The task
Retype the opening lines of the data exactly, stopping after the line that contains "gr_letters = [['c', 'b', 'c', 'c'], ['c', 'a', 'c', 'c']]". Skip every picture.
--- begin Dataset content ---
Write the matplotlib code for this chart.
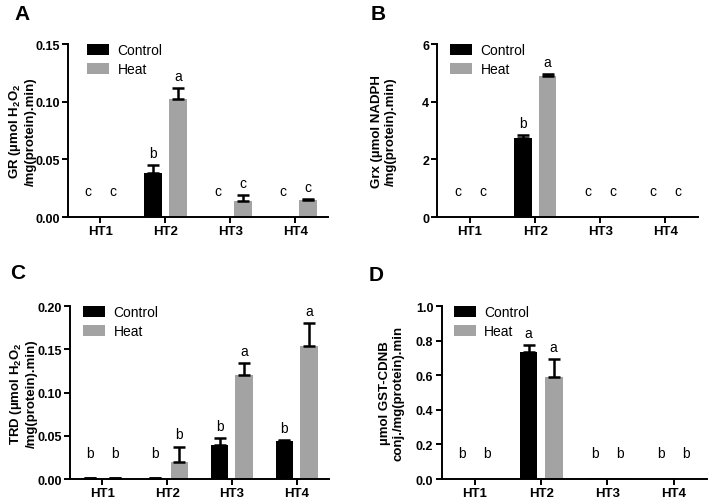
import numpy as np
import matplotlib
matplotlib.use('Agg')
import matplotlib.pyplot as plt

plt.rcParams['font.family'] = ['Liberation Sans', 'DejaVu Sans']
plt.rcParams['mathtext.fontset'] = 'custom'
plt.rcParams['mathtext.rm'] = 'Liberation Sans:bold'
plt.rcParams['mathtext.bf'] = 'Liberation Sans:bold'

groups = ['HT1', 'HT2', 'HT3', 'HT4']
series = ['Control', 'Heat']

# A - GR
gr_control = [0.0, 0.038, 0.0, 0.0]
gr_control_err = [0.0, 0.007, 0.0, 0.0]
gr_heat = [0.0, 0.102, 0.0138, 0.0144]
gr_heat_err = [0.0, 0.0095, 0.005, 0.0012]
gr_letters = [['c', 'b', 'c', 'c'], ['c', 'a', 'c', 'c']]

# B - Grx
grx_control = [0.0, 2.75, 0.0, 0.0]
grx_control_err = [0.0, 0.08, 0.0, 0.0]
grx_heat = [0.0, 4.9, 0.02, 0.02]
grx_heat_err = [0.0, 0.05, 0.0, 0.0]
grx_letters = [['c', 'b', 'c', 'c'], ['c', 'a', 'c', 'c']]

# C - TRD
trd_control = [0.0012, 0.0012, 0.0398, 0.0436]
trd_control_err = [0.0003, 0.0003, 0.0072, 0.0015]
trd_heat = [0.0008, 0.0193, 0.1205, 0.1537]
trd_heat_err = [0.0003, 0.0182, 0.0135, 0.027]
trd_letters = [['b', 'b', 'b', 'b'], ['b', 'b', 'a', 'a']]

# D - GST
gst_control = [0.0, 0.735, 0.004, 0.0]
gst_control_err = [0.0, 0.04, 0.0, 0.0]
gst_heat = [0.0, 0.59, 0.004, 0.0]
gst_heat_err = [0.0, 0.105, 0.0, 0.0]
gst_letters = [['b', 'a', 'b', 'b'], ['b', 'a', 'b', 'b']]

colors = ['#000000', '#a3a3a3']

fig = plt.figure(figsize=(7.09, 5.02), dpi=100)


def panel(rect, ctrl, ctrl_err, heat, heat_err, letters, ymax, yticks, fmt, ylabel, labx, legx):
    ax = fig.add_axes(rect)
    x = np.arange(len(groups))
    w = 0.27
    off = 0.19
    for i, (vals, errs, c) in enumerate([(ctrl, ctrl_err, colors[0]), (heat, heat_err, colors[1])]):
        xs = x + (-off if i == 0 else off)
        ax.bar(xs, vals, width=w, color=c, label=series[i], zorder=2)
        vals = np.array(vals)
        errs = np.array(errs)
        m = errs > 0
        ax.errorbar(xs[m], vals[m], yerr=[np.zeros(m.sum()), errs[m]], fmt='none',
                    ecolor='black', elinewidth=1.8, capsize=4, capthick=1.8, zorder=3)
        for j in range(len(groups)):
            y = max(vals[j] + errs[j] + 0.03 * ymax, 0.11 * ymax)
            ax.text(xs[j], y, letters[i][j], ha='center', va='bottom', fontsize=10)
    ax.set_xlim(-0.5, 3.5)
    ax.set_ylim(0, ymax)
    ax.set_xticks(x)
    ax.set_xticklabels(groups, fontsize=9.5, fontweight='bold')
    ax.set_yticks(yticks)
    ax.set_yticklabels([fmt.format(v) for v in yticks], fontsize=9, fontweight='bold')
    for s in ['top', 'right']:
        ax.spines[s].set_visible(False)
    for s in ['left', 'bottom']:
        ax.spines[s].set_linewidth(1.4)
    ax.tick_params(width=1.4, length=4, pad=2)
    ax.set_ylabel(ylabel, fontsize=9.5, fontweight='bold', linespacing=1.2)
    ax.yaxis.set_label_coords(labx, 0.5)
    ax.legend(loc='upper left', bbox_to_anchor=(legx, 1.005), frameon=False, fontsize=10,
              borderpad=0, borderaxespad=0,
              handlelength=1.6, handleheight=0.85, labelspacing=0.38, handletextpad=0.6)
    return ax


panel([0.0959, 0.5657, 0.3667, 0.3446], gr_control, gr_control_err, gr_heat, gr_heat_err,
      gr_letters, 0.15, [0, 0.05, 0.10, 0.15], '{:.2f}',
      'GR (µmol H$_\\mathbf{2}$O$_\\mathbf{2}$\n/mg(protein).min)', -0.12, 0.073)
panel([0.617, 0.5657, 0.3674, 0.3446], grx_control, grx_control_err, grx_heat, grx_heat_err,
      grx_letters, 6, [0, 2, 4, 6], '{:.0f}',
      'Grx (µmol NADPH\n/mg(protein).min)', -0.155, 0.048)
panel([0.0987, 0.0438, 0.3653, 0.3446], trd_control, trd_control_err, trd_heat, trd_heat_err,
      trd_letters, 0.20, [0, 0.05, 0.10, 0.15, 0.20], '{:.2f}',
      'TRD (µmol H$_\\mathbf{2}$O$_\\mathbf{2}$\n/mg(protein).min)', -0.125, 0.05)
panel([0.623, 0.0438, 0.3738, 0.3446], gst_control, gst_control_err, gst_heat, gst_heat_err,
      gst_letters, 1.0, [0, 0.2, 0.4, 0.6, 0.8, 1.0], '{:.1f}',
      'µmol GST-CDNB\nconj./mg(protein).min', -0.14, 0.045)

for lab, px, py in [('A', 14, 15), ('B', 371, 15), ('C', 10, 274), ('D', 369, 276)]:
    fig.text(px / 709, 1 - py / 502, lab, fontsize=15, fontweight='bold', va='center', ha='left')

fig.savefig('out.png', dpi=100)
--- end Dataset content ---
Exercise answer
Write the matplotlib code for this chart.
import numpy as np
import matplotlib
matplotlib.use('Agg')
import matplotlib.pyplot as plt

plt.rcParams['font.family'] = ['Liberation Sans', 'DejaVu Sans']
plt.rcParams['mathtext.fontset'] = 'custom'
plt.rcParams['mathtext.rm'] = 'Liberation Sans:bold'
plt.rcParams['mathtext.bf'] = 'Liberation Sans:bold'

groups = ['HT1', 'HT2', 'HT3', 'HT4']
series = ['Control', 'Heat']

# A - GR
gr_control = [0.0, 0.038, 0.0, 0.0]
gr_control_err = [0.0, 0.007, 0.0, 0.0]
gr_heat = [0.0, 0.102, 0.0138, 0.0144]
gr_heat_err = [0.0, 0.0095, 0.005, 0.0012]
gr_letters = [['c', 'b', 'c', 'c'], ['c', 'a', 'c', 'c']]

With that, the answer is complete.